If you’re a gossip fiend, you probably find yourself going to every corner of the internet looking for all the latest details on a story. Unfortunately, you’ll also see a lot of misleading headlines and suspicious websites in your travels. Below you’ll find some simple but savvy tips that internet sleuths have been using for years to keep their online activity safe.
Only Visit Secure Websites
With online security, prevention is better than cure. It’s better to exercise discretion and avoid suspicious websites instead of inviting security risks and then fixing them later. There are multiple telltale signs that tell you which websites are legitimate.
First, you’ll want to check a website’s encryption level. Most websites use TLS/SSL encryption which is marked by HTTPS, instead of the older HTTP. HTTPS (or a padlock beside the URL) means that your connection is secure. The largest and most legitimate websites use HTTPS, including trustworthy news outlets. It’s also necessary to trust sites that handle transactions, whether it’s for retail like Amazon or online entertainment like iGaming. This means that HTTPS is a secure connection guarantee for those playing slots at Paddy Power Bingo, where hundreds of bingo games connect to the site’s client base every minute. Every single one of those connections needs to be secure.

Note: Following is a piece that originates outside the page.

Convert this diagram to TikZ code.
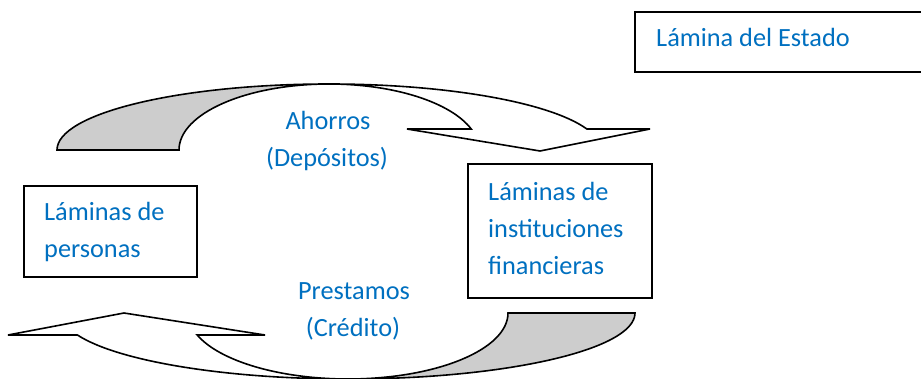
\documentclass[tikz,border=0pt]{standalone}
\usepackage{fontspec}
\setmainfont{Carlito}
\definecolor{txtblue}{HTML}{0070C0}
\definecolor{backgray}{HTML}{CDCDCD}
\tikzset{
  arrowshape/.style={draw=black, line width=1.6pt, line join=miter},
  boxshape/.style={draw=black, line width=2pt, fill=white, inner sep=0pt, anchor=north west},
  lbl/.style={text=txtblue, inner sep=0pt, font=\fontsize{26.3}{36.7}\selectfont},
}
\begin{document}
\begin{tikzpicture}[x=1pt,y=1pt]
\useasboundingbox (0,0) rectangle (921,378);
\clip (0,0) rectangle (921,378);
% top curved arrow (Ahorros)
\filldraw[arrowshape, fill=backgray] (57,228)
  arc[start angle=180, end angle=90, x radius=272pt, y radius=66pt]
  arc[start angle=90, end angle=180, x radius=150pt, y radius=66pt] -- cycle;
\filldraw[arrowshape, fill=white] (329,294)
  arc[start angle=90, end angle=18.55, x radius=272pt, y radius=66pt]
  -- (650,249) -- (540,227) -- (407,249) -- (471.2,249)
  arc[start angle=18.55, end angle=90, x radius=150pt, y radius=66pt] -- cycle;
% bottom curved arrow (Prestamos)
\filldraw[arrowshape, fill=backgray] (635,65)
  arc[start angle=0, end angle=-90, x radius=287pt, y radius=66pt]
  arc[start angle=-90, end angle=0, x radius=160pt, y radius=66pt] -- cycle;
\filldraw[arrowshape, fill=white] (348,-1)
  arc[start angle=270, end angle=199.47, x radius=287pt, y radius=66pt]
  -- (8,43) -- (124,65) -- (265,43) -- (197.2,43)
  arc[start angle=199.47, end angle=270, x radius=160pt, y radius=66pt] -- cycle;
% boxes
\node[boxshape, minimum width=291pt, minimum height=60pt] (estado) at (634,367) {};
\node[boxshape, minimum width=173pt, minimum height=91pt] (personas) at (22.7,193) {};
\node[boxshape, minimum width=184.3pt, minimum height=133.4pt] (instit) at (466.7,214.7) {};
% texts
\node[lbl, anchor=base west] (testado) at (656,331) {Lámina del Estado};
\node[lbl, anchor=base west] (tpers1) at (44,157.3) {Láminas de};
\node[lbl, anchor=base west] (tpers2) at (44,121) {personas};
\node[lbl, anchor=base west] (tinst1) at (488,177.3) {Láminas de};
\node[lbl, anchor=base west] (tinst2) at (488,141) {instituciones};
\node[lbl, anchor=base west] (tinst3) at (488,104) {financieras};
\node[lbl, anchor=base] (tahorros) at (328,248) {Ahorros};
\node[lbl, anchor=base] (tdeposit) at (327,211.3) {(Depósitos)};
\node[lbl, anchor=base] (tprest) at (354,79) {Prestamos};
\node[lbl, anchor=base] (tcredito) at (353,41.3) {(Crédito)};
\end{tikzpicture}
\end{document}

HTTPS isn’t just available for large websites. In fact, it’s inexpensive to get, so individual site owners can also get a more secure connection. It also comes with benefits to SEO that help the site, so there’s no reason for an owner to not get HTTPS. Google knows this, which is why a non-HTTPS site will have an exclamation point beside the URL. If you’re looking for gossip on a site that hasn’t got one of these connections, you should be suspicious of the source and the accuracy of its information. Fortunately, Google has verification tips on their own blog, handy for identifying questionable sources and rooting out misinformation. More often than not, sites that peddle attention-grabbing, dubious information have backend issues that can put visitors’ data at risk.
Use Browser Settings To Restrict Pop-Ups
Many people install a browser and get to work. They don’t dive into the settings of their search engine to customize the experience. Alongside a few preference changes, you can also tweak settings to restrict intrusive pop-ups. As a rule, pop-ups are mostly harmless, but it depends on the quality of the website. Since the passing of data protection policies like GDPR, most websites have pop-ups that aren’t for marketing or deceptive purposes.

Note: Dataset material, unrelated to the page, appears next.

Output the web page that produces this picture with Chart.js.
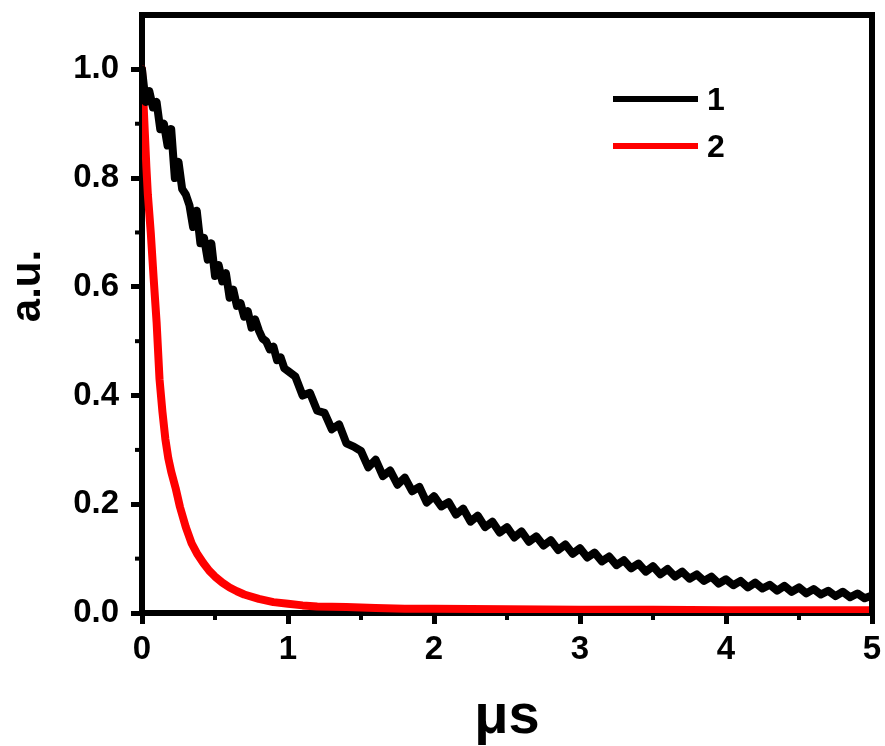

However, when combined with a suspicious website, pop-ups can trick users into clicking on them and opening tabs to other sites. Those sites can either host scams or have poor backend infrastructure that exposes your data and other online activity.
For Google, find “privacy and security” under your settings. Then navigate to “site settings” and then “pop-ups and redirects” and check the appropriate box. You can also add specific sites to block them from doing this, perfect for sites that are otherwise trustworthy but engage in annoying marketing practices.
Be Careful With Downloads
Lastly, you should be very careful with what you download to your devices. Many viruses and malware programs spread through downloads, where you voluntarily let them into your system without realizing it’s a threat. This is typically because it’s disguised or attached to something that you do want to download.

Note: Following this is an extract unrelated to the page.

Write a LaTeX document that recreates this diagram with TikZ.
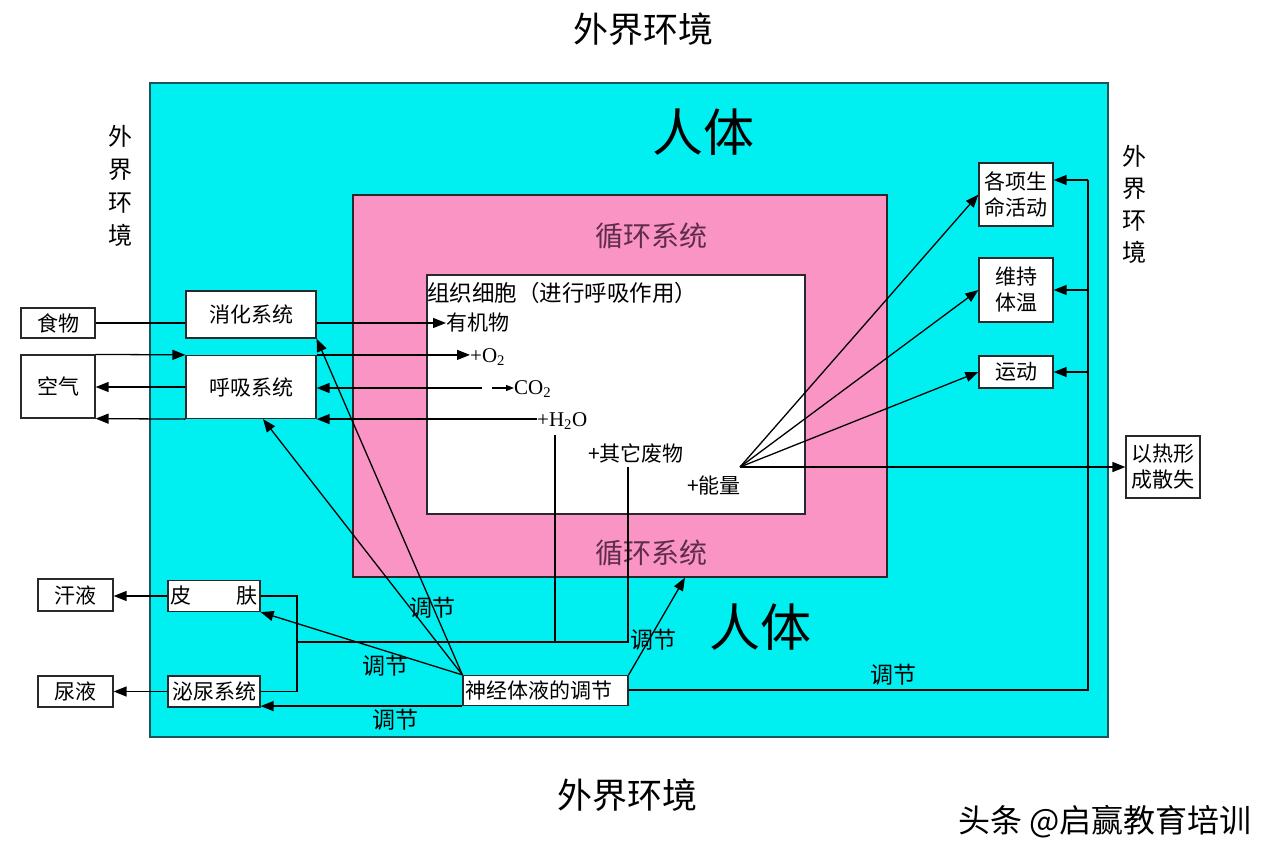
\documentclass[tikz,border=0pt]{standalone}
\usepackage{fontspec}
\setmainfont{Liberation Serif}
\newfontfamily\cjk{Noto Sans CJK SC}
\usetikzlibrary{arrows.meta}
\definecolor{bodycyan}{RGB}{0,240,242}
\definecolor{bodyedge}{RGB}{25,85,90}
\definecolor{circpink}{RGB}{249,148,196}
\definecolor{circtext}{RGB}{95,45,75}
\definecolor{edgedark}{RGB}{40,40,45}
\tikzset{
  lbl/.style={font=\cjk\fontsize{21}{24}\selectfont, inner sep=0pt},
  box/.style={draw=edgedark, line width=1.2pt, fill=white, inner sep=0pt, align=center,
              font=\cjk\fontsize{21}{26}\selectfont},
  ln/.style={draw=black, line width=1.3pt},
  arr/.style={ln, -{Triangle[length=13pt,width=10pt]}},
  big/.style={font=\cjk\fontsize{35}{38}\selectfont, inner sep=0pt},
  chem/.style={font=\fontsize{21}{24}\selectfont, inner sep=0pt},
  reg/.style={font=\cjk\fontsize{23}{26}\selectfont, inner sep=0pt},
}
\begin{document}
\begin{tikzpicture}[x=1pt,y=-1pt]
\useasboundingbox (0,0) rectangle (1280,860);
\fill[white] (0,0) rectangle (1280,860);
% titles
\node[big] (ttop) at (643,29) {外界环境};
\node[big] (tbot) at (627,795) {外界环境};
\node[lbl, align=center, font=\cjk\fontsize{24}{33}\selectfont] (tleft) at (120,186) {外\\界\\环\\境};
\node[lbl, align=center, font=\cjk\fontsize{24}{32}\selectfont] (tright) at (1134,204) {外\\界\\环\\境};
% body containers
\node[draw=bodyedge, line width=1.5pt, fill=bodycyan, minimum width=958pt, minimum height=654pt, inner sep=0pt] (body) at (629,410) {};
\node[draw=edgedark, line width=1.3pt, fill=circpink, minimum width=534pt, minimum height=382pt, inner sep=0pt] (circ) at (620,386) {};
\node[draw=edgedark, line width=1.3pt, fill=white, minimum width=378pt, minimum height=239pt, inner sep=0pt] (cell) at (616,394.5) {};
\node[font=\cjk\fontsize{51}{54}\selectfont, inner sep=0pt] (ren1) at (703,132) {人体};
\node[font=\cjk\fontsize{51}{54}\selectfont, inner sep=0pt] (ren2) at (760,627) {人体};
\node[lbl, text=circtext, font=\cjk\fontsize{28}{30}\selectfont] (ctop) at (651,236) {循环系统};
\node[lbl, text=circtext, font=\cjk\fontsize{28}{30}\selectfont] (cbot) at (651,553) {循环系统};
% cell contents
\node[lbl, anchor=west, font=\cjk\fontsize{22.5}{25}\selectfont] (celltitle) at (427,293) {组织细胞（进行呼吸作用）};
\node[lbl, anchor=west] (org) at (446,323) {有机物};
\node[chem, anchor=west] (o2) at (470,357) {+O\textsubscript{2}};
\node[chem, anchor=west] (co2) at (514,389) {CO\textsubscript{2}};
\coordinate (co2tail) at (492,388);
\coordinate (co2line) at (482,388);
\node[chem, anchor=west] (h2o) at (537,421) {+H\textsubscript{2}O};
\node[lbl, anchor=west] (waste) at (588,453) {+其它废物};
\node[lbl] (energy) at (714,485) {+能量};
\coordinate (fan) at (740,467);
% left boxes
\node[box, minimum width=74pt, minimum height=30pt] (food) at (58,323) {食物};
\node[box, minimum width=74pt, minimum height=63pt] (air) at (58,386.5) {空气};
\node[box, minimum width=130pt, minimum height=47pt] (dig) at (251,314.5) {消化系统};
\node[box, minimum width=130pt, minimum height=63pt] (resp) at (251,387) {呼吸系统};
\node[box, minimum width=92pt, minimum height=31pt, text width=88pt] (skin) at (214,596) {皮\hfill 肤};
\node[box, minimum width=92pt, minimum height=31pt] (urin) at (214,691.5) {泌尿系统};
\node[box, minimum width=75pt, minimum height=32pt] (sweat) at (75.5,595) {汗液};
\node[box, minimum width=75pt, minimum height=31pt] (urine) at (75.5,691.5) {尿液};
\node[box, minimum width=165pt, minimum height=30pt, text width=161pt, align=left] (neuro) at (545.5,690.5) {神经体液的调节};
% right boxes
\node[box, minimum width=74pt, minimum height=63pt] (act) at (1016,194.5) {各项生\\命活动};
\node[box, minimum width=74pt, minimum height=64pt] (temp) at (1016,290) {维持\\体温};
\node[box, minimum width=74pt, minimum height=32pt] (move) at (1016,372) {运动};
\node[box, minimum width=74pt, minimum height=62pt] (heat) at (1163,467) {以热形\\成散失};
% digestion
\draw[ln] (food.east) -- (food.east -| dig.west);
\draw[arr] (food.east -| dig.east) -- (org.west);
% respiration
\draw[arr] (air.north east) -- (resp.north west);
\draw[arr] (resp.north east) -- (o2.west |- resp.north east);
\draw[arr] (co2line) -- (co2line -| resp.east);
\draw[ln, -{Triangle[length=8pt,width=6pt]}] (co2tail) -- (co2.west |- co2tail);
\draw[arr] (resp.west) -- (resp.west -| air.east);
\draw[arr] (h2o.west |- resp.south) -- (resp.south east);
\draw[arr] (resp.south west) -- (air.south east);
% waste collection
\coordinate (h2odown) at (555,435);
\coordinate (wastedown) at (628,467);
\coordinate (col) at (297,642);
\draw[ln] (h2odown) -- (h2odown |- col);
\draw[ln] (wastedown) -- (wastedown |- col) -- (col);
\draw[ln] (skin.east) -- (skin.east -| col) -- (urin.east -| col) -- (urin.east);
\draw[arr] (skin.west) -- (skin.west -| sweat.east);
\draw[arr] (urin.west) -- (urin.west -| urine.east);
% regulation
\draw[arr] (neuro.north west) -- (dig.south east);
\draw[arr] (neuro.north west) -- ([xshift=12pt]resp.south);
\draw[arr] (neuro.north west) -- (skin.south east);
\draw[arr] (neuro.south west) -- (neuro.south west -| urin.east);
\draw[arr] (neuro.north east) -- ([xshift=65pt]circ.south);
\coordinate (bus) at (1088,690);
\coordinate (bustop) at (1088,180);
\draw[ln] (neuro.east |- bus) -- (bus) -- (bustop);
\draw[arr] (bustop) -- (bustop -| act.east);
\draw[arr] (temp.east -| bus) -- (temp.east);
\draw[arr] (move.east -| bus) -- (move.east);
% energy
\draw[arr] (fan) -- (act.west);
\draw[arr] (fan) -- (temp.west);
\draw[arr] (fan) -- (move.west);
\draw[arr] (fan) -- (heat.west);
% 调节 labels
\node[reg] (r1) at (432,608) {调节};
\node[reg] (r2) at (385,666) {调节};
\node[reg] (r3) at (395,720) {调节};
\node[reg] (r4) at (653,640) {调节};
\node[reg] (r5) at (893,675) {调节};
% watermark
\node[font=\cjk\fontsize{32}{34}\selectfont, inner sep=0pt] (wm) at (1105,822) {头条 @启赢教育培训};
\end{tikzpicture}
\end{document}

Once again, you’ll want to consider the source of these downloads. Many operating systems will give an alert message before activating a file when it has no clear creator. This is because it increases the likelihood of it being harmful to your PC. Don’t download and run .exe files without knowing explicitly what they do, as told by the verified supplier of the file. The same applies to .rar and .zip files that need decompressing inside your device.